The European Union has been badly bruised by the debt crisis too. Its single currency, long praised as the key symbol for Europe’s unity and a major source of integration, has unleashed highly divisive dynamics. For several Eurozone member states, it has actually become a main cause of their economic weakness. EU crisis management has proven to be exceedingly slow and is subject to much controversy. While the process of European unification has seen many difficulties in past decades, the current crisis is more severe than any before. To be sure, talk of a collapse of either the euro or the EU seems premature. The European project is bound to last. The EU may even resurge in a more unified and more competitive shape one day. But there is little doubt that its troubles will not go away anytime soon. Europe faces a period of austerity in more than just economic terms.

These developments have strategic consequences. Some of them concern the outside world, as the state of the EU economy has a major bearing on the growth potential of many other countries, including China (see Chapter 1 in this publication). First and foremost, however, the debt crisis has major repercussions on Europe itself. Three such repercussions, which collectively amount to a strategic weakening of Europe, need to be considered.

First, as a result of Europe’s economic and political malaise, the nature of the European project is changing. The current power shifts within Europe, the sidelining of EU institutions, the increasing fragmentation among member states, and the growing legitimacy deficits of the EU are all weakening the role of the EU as a major anchor of stability in Europe.
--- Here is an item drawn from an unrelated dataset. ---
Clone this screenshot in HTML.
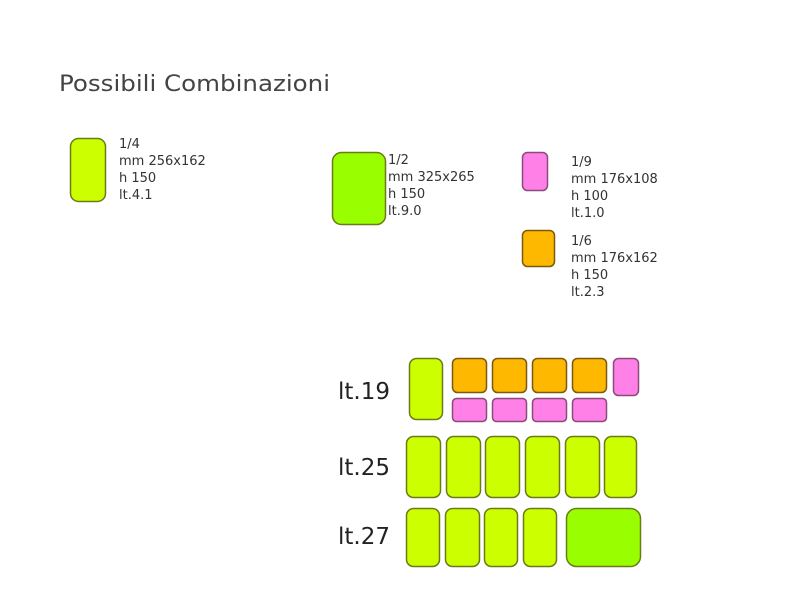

Second, Europe’s long-term relative decline in the global context has been accelerated by the debt crisis. Its share of economic power is shrinking ever faster. Its global standing has taken a blow by the way in which it has handled the euro crisis, not least since it has become the object of IMF intervention and felt compelled to woo emerging powers for financial help. Much more significantly, the EU’s capacity to implement a common foreign policy and defend collective European interests in an increasingly non-Western world has been further diminished. Its inability to come up with a strategic response to the monumental changes that haveoccurred in Southern Mediterranean countries since the beginning of 2011 speaks volumes in this regard. With its Common Foreign and Security Policy (CFSP) receiving less attention and fewer resources, and with cohesion and trust among member states decreasing, any positive post-Lisbon effect has largely been undone. Foreign policy is being re-nationalised in crisis-driven Europe, which bodes ill for the EU’s ability to project stability to its neighborhood and play a global role commensurate with its economic weight.

Third, the debt crisis has also left its mark on European defense. In many European countries, armed forces had been underfunded well before the recent fiscal straits set in. But the dramatic new cuts now being decided in numerous capitals, coupled with the lack of coordination in reducing national military capabilities, suggest that Europe may be reaching a tipping point as far as the credibility of its defense and military crisis management capacities are concerned. There are those who predict a gradual ‘demilitarisation’ of Europe. However, in the case of defense, it seems just conceivable that the debt crisis may actually have the positive effect of pushing states towards more ‘pooling and sharing’ or ‘smart defense’, eventually leading to a ‘remilitarisation’ of Europe.

This last point does suggest that the debt crisis will not necessarily only have bad outcomes for Europe. Less money will mean more incentives to set priorities. Less cohesion implies a new potential for multi-speed policy solutions that allow countries other than the EU-27 to secure a bigger stake in the European project. By shedding light on deficits and weak points, crises generally provide opportunities to adapt and put things on a firmer footing. On balance, however, the net strategic effect of the current economic and monetary turmoil for Europe is bound to be negative.